Supplied material:
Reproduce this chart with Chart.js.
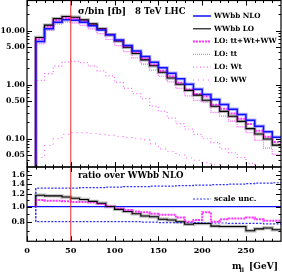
<!DOCTYPE html>
<html>
<head>
<meta charset="utf-8">
<script src="https://cdn.jsdelivr.net/npm/chart.js@4.4.1/dist/chart.umd.min.js"></script>
<style>
  html, body { margin: 0; padding: 0; background: #fff; }
  #wrap { position: relative; width: 282px; height: 274px; }
  #wrap canvas { position: absolute; left: 0; top: 0; }
</style>
</head>
<body>
<div id="wrap">
  <canvas id="topChart" width="282" height="274"></canvas>
  <canvas id="ratioChart" width="282" height="274"></canvas>
</div>
<script>
// bin edges in GeV (28 bins of 10 GeV)
var binEdges = [10, 20, 30, 40, 50, 60, 70, 80, 90, 100, 110, 120, 130, 140, 150,
                160, 170, 180, 190, 200, 210, 220, 230, 240, 250, 260, 270, 280, 290];

// sigma per bin [fb]
var nloWWbb = [6.3, 10.8, 14.2, 15.8, 15.6, 14.2, 12.3, 10.3, 8.4, 6.7, 5.3, 4.2, 3.3, 2.6,
               2.05, 1.62, 1.28, 1.02, 0.82, 0.66, 0.53, 0.43, 0.35, 0.28, 0.22, 0.17, 0.135, 0.107];
var loWWbb  = [7.43, 12.64, 16.61, 18.17, 17.63, 15.76, 13.28, 10.82, 8.40, 6.43, 4.93, 3.78, 2.87, 2.24,
               1.70, 1.33, 1.02, 0.785, 0.64, 0.515, 0.398, 0.32, 0.261, 0.209, 0.154, 0.122, 0.0986, 0.076];
var loSum   = [6.93, 11.77, 15.48, 17.06, 16.69, 15.19, 13.04, 10.71, 8.40, 6.50, 5.04, 3.91, 3.04, 2.34,
               1.81, 1.43, 1.09, 0.816, 0.672, 0.607, 0.424, 0.357, 0.294, 0.235, 0.187, 0.141, 0.109, 0.0867];
var loTT    = [5.69, 10.1, 13.18, 14.34, 13.86, 12.51, 10.72, 8.79, 6.84, 5.29, 4.09, 3.13, 2.40, 1.86,
               1.43, 1.13, 0.85, 0.62, 0.51, 0.47, 0.306, 0.262, 0.212, 0.166, 0.13, 0.093, 0.067, 0.051];
var loWt    = [1.2, 1.6, 2.2, 2.6, 2.7, 2.55, 2.2, 1.8, 1.45, 1.1, 0.85, 0.68, 0.55, 0.4,
               0.32, 0.24, 0.19, 0.15, 0.12, 0.1, 0.085, 0.065, 0.055, 0.045, 0.035, 0.028, 0.024, 0.02];
var loWW    = [0.045, 0.075, 0.1, 0.12, 0.13, 0.13, 0.125, 0.12, 0.115, 0.11, 0.105, 0.1, 0.095, 0.08,
               0.065, 0.058, 0.05, 0.044, 0.04, 0.036, 0.033, 0.03, 0.027, 0.024, 0.022, 0.02, 0.018, 0.016];

// ratios over WWbb NLO
var ratioLO  = [1.18, 1.17, 1.17, 1.15, 1.13, 1.11, 1.08, 1.05, 1.00, 0.96, 0.93, 0.90, 0.87, 0.86,
                0.83, 0.82, 0.80, 0.77, 0.78, 0.78, 0.75, 0.745, 0.745, 0.745, 0.70, 0.72, 0.73, 0.71];
var ratioSum = [1.10, 1.09, 1.09, 1.08, 1.07, 1.07, 1.06, 1.04, 1.00, 0.97, 0.95, 0.93, 0.92, 0.90,
                0.885, 0.885, 0.85, 0.80, 0.82, 0.92, 0.80, 0.83, 0.84, 0.84, 0.85, 0.83, 0.81, 0.81];
var scaleUp   = [1.31, 1.31, 1.31, 1.31, 1.31, 1.32, 1.32, 1.32, 1.33, 1.33, 1.34, 1.34, 1.34, 1.35,
                 1.35, 1.35, 1.36, 1.36, 1.37, 1.37, 1.38, 1.38, 1.39, 1.39, 1.40, 1.41, 1.41, 1.42];
var scaleDown = [0.80, 0.80, 0.80, 0.80, 0.80, 0.80, 0.80, 0.80, 0.80, 0.80, 0.80, 0.80, 0.795, 0.795,
                 0.79, 0.79, 0.79, 0.79, 0.79, 0.785, 0.785, 0.785, 0.78, 0.78, 0.78, 0.78, 0.775, 0.775];

// ticks
var xTicks = [0, 50, 100, 150, 200, 250];
var xMinorTicks = [10, 20, 30, 40, 60, 70, 80, 90, 110, 120, 130, 140, 160, 170, 180, 190, 210, 220, 230, 240, 260, 270, 280];
var topTicks = [0.05, 0.1, 0.5, 1, 5, 10];
var topMinorTicks = [0.04, 0.06, 0.07, 0.08, 0.09, 0.2, 0.3, 0.4, 0.6, 0.7, 0.8, 0.9, 2, 3, 4, 6, 7, 8, 9, 20, 30];
var ratioTicks = [0.8, 1.0, 1.2, 1.4, 1.6];
var ratioMinorTicks = [0.7, 0.9, 1.1, 1.3, 1.5, 1.7];
var cutMll = 50;

var FONT = '"DejaVu Serif"';
Chart.defaults.font.family = FONT;
Chart.defaults.font.weight = 'bold';
Chart.defaults.font.size = 7.8;
Chart.defaults.color = '#000';

function histo(values, start) 
{
    var pts = [{x: binEdges[0], y: start}];
    for (var i = 0; i < values.length; i++) 
    {
        pts.push({x: binEdges[i + 1], y: values[i]});
    }
    return pts;
}

function linha(label, data, color, width, dash, extra) 
{
    var ds = {
        label: label,
        data: data,
        borderColor: color,
        borderWidth: width,
        borderDash: dash || [],
        stepped: 'after',
        pointRadius: 0,
        fill: false,
        tension: 0
    };
    for (var k in extra) { ds[k] = extra[k]; }
    return ds;
}

// frame with inward ticks, on all four sides
var framePlugin = {
    id: 'frame',
    afterDatasetsDraw: function (chart, args, opts) 
    {
        var ctx = chart.ctx, a = chart.chartArea;
        var xs = chart.scales.x, ys = chart.scales.y;
        ctx.save();
        ctx.strokeStyle = '#000';
        ctx.lineWidth = 1;
        ctx.setLineDash([]);
        ctx.beginPath();
        function xTick(v, len) 
        {
            var px = Math.round(xs.getPixelForValue(v)) + 0.5;
            ctx.moveTo(px, a.top); ctx.lineTo(px, a.top + len);
            ctx.moveTo(px, a.bottom); ctx.lineTo(px, a.bottom - len);
        }
        function yTick(v, len) 
        {
            var py = Math.round(ys.getPixelForValue(v)) + 0.5;
            ctx.moveTo(a.left, py); ctx.lineTo(a.left + len, py);
            ctx.moveTo(a.right, py); ctx.lineTo(a.right - len, py);
        }
        opts.xMajor.forEach(function (v) { xTick(v, 5); });
        opts.xMinor.forEach(function (v) { xTick(v, 2.5); });
        opts.yMajor.forEach(function (v) { yTick(v, 5); });
        opts.yMinor.forEach(function (v) { yTick(v, 2.5); });
        ctx.stroke();
        ctx.lineWidth = 1.2;
        ctx.strokeRect(a.left, a.top, a.right - a.left, a.bottom - a.top);
        ctx.restore();
    }
};

// free text (title, axis title)
var notesPlugin = {
    id: 'notes',
    afterDraw: function (chart, args, opts) 
    {
        var ctx = chart.ctx;
        ctx.save();
        ctx.fillStyle = '#000';
        ctx.textBaseline = 'middle';
        ctx.textAlign = 'left';
        (opts.items || []).forEach(function (it) 
        {
            ctx.font = 'bold ' + it.size + 'px ' + FONT;
            ctx.fillText(it.text, it.x, it.y);
        });
        ctx.restore();
    }
};

// legend drawn inside the plot
var legendPlugin = {
    id: 'lineLegend',
    afterDraw: function (chart, args, opts) 
    {
        var ctx = chart.ctx;
        var items = chart.data.datasets.filter(function (d) { return d.inLegend; });
        ctx.save();
        ctx.textBaseline = 'middle';
        ctx.textAlign = 'left';
        ctx.font = 'bold ' + opts.size + 'px ' + FONT;
        items.forEach(function (d, i) 
        {
            var y = opts.y + i * opts.step;
            ctx.beginPath();
            ctx.strokeStyle = d.borderColor;
            ctx.lineWidth = d.borderWidth;
            ctx.setLineDash(d.borderDash || []);
            ctx.moveTo(opts.x, y);
            ctx.lineTo(opts.x + opts.len, y);
            ctx.stroke();
            ctx.fillStyle = '#000';
            ctx.fillText(d.label, opts.x + opts.len + 3, y);
        });
        ctx.restore();
    }
};

function eixoY(ticksList, decimals) 
{
    return {
        type: 'logarithmic',
        grid: { display: false, drawTicks: false },
        border: { display: false },
        ticks: {
            padding: 2,
            autoSkip: false,
            callback: function (v) { return Number(v).toFixed(decimals); }
        },
        afterBuildTicks: function (scale) 
        {
            scale.ticks = ticksList.map(function (v) { return {value: v}; });
        },
        afterFit: function (scale) 
        {
            scale.width = 27;
            scale.paddingTop = 0;
            scale.paddingBottom = 0;
        }
    };
}

var RED = '#e82828', BLUE = '#1010ff', MAG = '#ff33ff', MAG2 = '#ff66ff';

var topY = eixoY(topTicks, 2);
topY.min = 0.03;
topY.max = 36;

var topChart = new Chart(document.getElementById('topChart'), 
{
    type: 'line',
    data: {
        datasets: [
            linha('cut', [{x: cutMll, y: 0.001}, {x: cutMll, y: 1000}], RED, 1, [], {stepped: false}),
            linha('WWbb NLO', histo(nloWWbb, 0.001), BLUE, 1.5, [], {inLegend: true}),
            linha('WWbb LO', histo(loWWbb, 0.001), '#000', 1.1, [], {inLegend: true}),
            linha('LO: tt+Wt+WW', histo(loSum, 0.001), MAG, 2, [2, 1], {inLegend: true}),
            linha('LO: tt', histo(loTT, 0.001), MAG2, 1.2, [1, 1], {inLegend: true}),
            linha('LO: Wt', histo(loWt, 0.001), MAG2, 1.2, [1, 2.5], {inLegend: true}),
            linha('LO: WW', histo(loWW, 0.001), MAG2, 1.2, [1, 4], {inLegend: true}),
            linha('band LO', histo(loWWbb, 0.001), 'rgba(120,120,120,0.55)', 3.4, []),
            linha('band NLO', histo(nloWWbb, 0.001), 'rgba(110,110,255,0.5)', 3.4, [])
        ]
    },
    options: {
        responsive: false,
        animation: false,
        events: [],
        layout: { padding: { top: 0.5, right: 1, bottom: 107, left: 0 } },
        plugins: {
            legend: { display: false },
            tooltip: { enabled: false },
            frame: { xMajor: xTicks, xMinor: xMinorTicks, yMajor: topTicks, yMinor: topMinorTicks },
            notes: { items: [
                { text: 'σ/bin [fb]', x: 78, y: 12, size: 9 },
                { text: '8 TeV LHC', x: 135, y: 12, size: 8.6 }
            ] },
            lineLegend: { x: 193, y: 16, step: 12.8, len: 18, size: 7.2 }
        },
        scales: {
            x: { type: 'linear', min: 0, max: 290, display: false },
            y: topY
        }
    },
    plugins: [framePlugin, notesPlugin, legendPlugin]
});

var ratioY = eixoY(ratioTicks, 1);
ratioY.min = 0.625;
ratioY.max = 1.79;

var ratioChart = new Chart(document.getElementById('ratioChart'), 
{
    type: 'line',
    data: {
        datasets: [
            linha('cut', [{x: cutMll, y: 0.5}, {x: cutMll, y: 2}], RED, 1, [], {stepped: false}),
            linha('WWbb LO', histo(ratioLO, 1.0), '#000', 1.1, []),
            linha('LO: tt+Wt+WW', histo(ratioSum, 1.0), MAG, 2, [2, 1]),
            linha('scale unc.', histo(scaleUp, scaleDown[0]), '#3030ff', 1.2, [2, 1.5], {inLegend: true}),
            linha('scale down', histo(scaleDown, scaleUp[0]), '#3030ff', 1.2, [2, 1.5]),
            linha('unity', [{x: 0, y: 1}, {x: 290, y: 1}], BLUE, 1.2, [], {stepped: false}),
            linha('band LO', histo(ratioLO, 1.0), 'rgba(120,120,120,0.5)', 3.4, [])
        ]
    },
    options: {
        responsive: false,
        animation: false,
        events: [],
        layout: { padding: { top: 167, right: 1, bottom: 13.9, left: 0 } },
        plugins: {
            legend: { display: false },
            tooltip: { enabled: false },
            frame: { xMajor: xTicks, xMinor: xMinorTicks, yMajor: ratioTicks, yMinor: ratioMinorTicks },
            notes: { items: [
                { text: 'ratio over WWbb NLO', x: 78, y: 176, size: 8.6 },
                { text: 'm', x: 232, y: 267, size: 9 },
                { text: 'll', x: 239.5, y: 270, size: 6 },
                { text: '[GeV]', x: 249, y: 267, size: 9 }
            ] },
            lineLegend: { x: 193, y: 199, step: 12.8, len: 18, size: 7.6 }
        },
        scales: {
            x: {
                type: 'linear', min: 0, max: 290,
                grid: { display: false, drawTicks: false },
                border: { display: false },
                ticks: { padding: 4.5, autoSkip: false, maxRotation: 0, font: { size: 8.2 } },
                afterBuildTicks: function (scale) 
                {
                    scale.ticks = xTicks.map(function (v) { return {value: v}; });
                }
            },
            y: ratioY
        }
    },
    plugins: [framePlugin, notesPlugin, legendPlugin]
});
</script>
</body>
</html>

Prompt:
Return only the lines from the start of the data through the line that contains "270, 280, 290];", please, copying them exactly and omitting all pictures.

Correct result:
Reproduce this chart with Chart.js.
<!DOCTYPE html>
<html>
<head>
<meta charset="utf-8">
<script src="https://cdn.jsdelivr.net/npm/chart.js@4.4.1/dist/chart.umd.min.js"></script>
<style>
  html, body { margin: 0; padding: 0; background: #fff; }
  #wrap { position: relative; width: 282px; height: 274px; }
  #wrap canvas { position: absolute; left: 0; top: 0; }
</style>
</head>
<body>
<div id="wrap">
  <canvas id="topChart" width="282" height="274"></canvas>
  <canvas id="ratioChart" width="282" height="274"></canvas>
</div>
<script>
// bin edges in GeV (28 bins of 10 GeV)
var binEdges = [10, 20, 30, 40, 50, 60, 70, 80, 90, 100, 110, 120, 130, 140, 150,
                160, 170, 180, 190, 200, 210, 220, 230, 240, 250, 260, 270, 280, 290];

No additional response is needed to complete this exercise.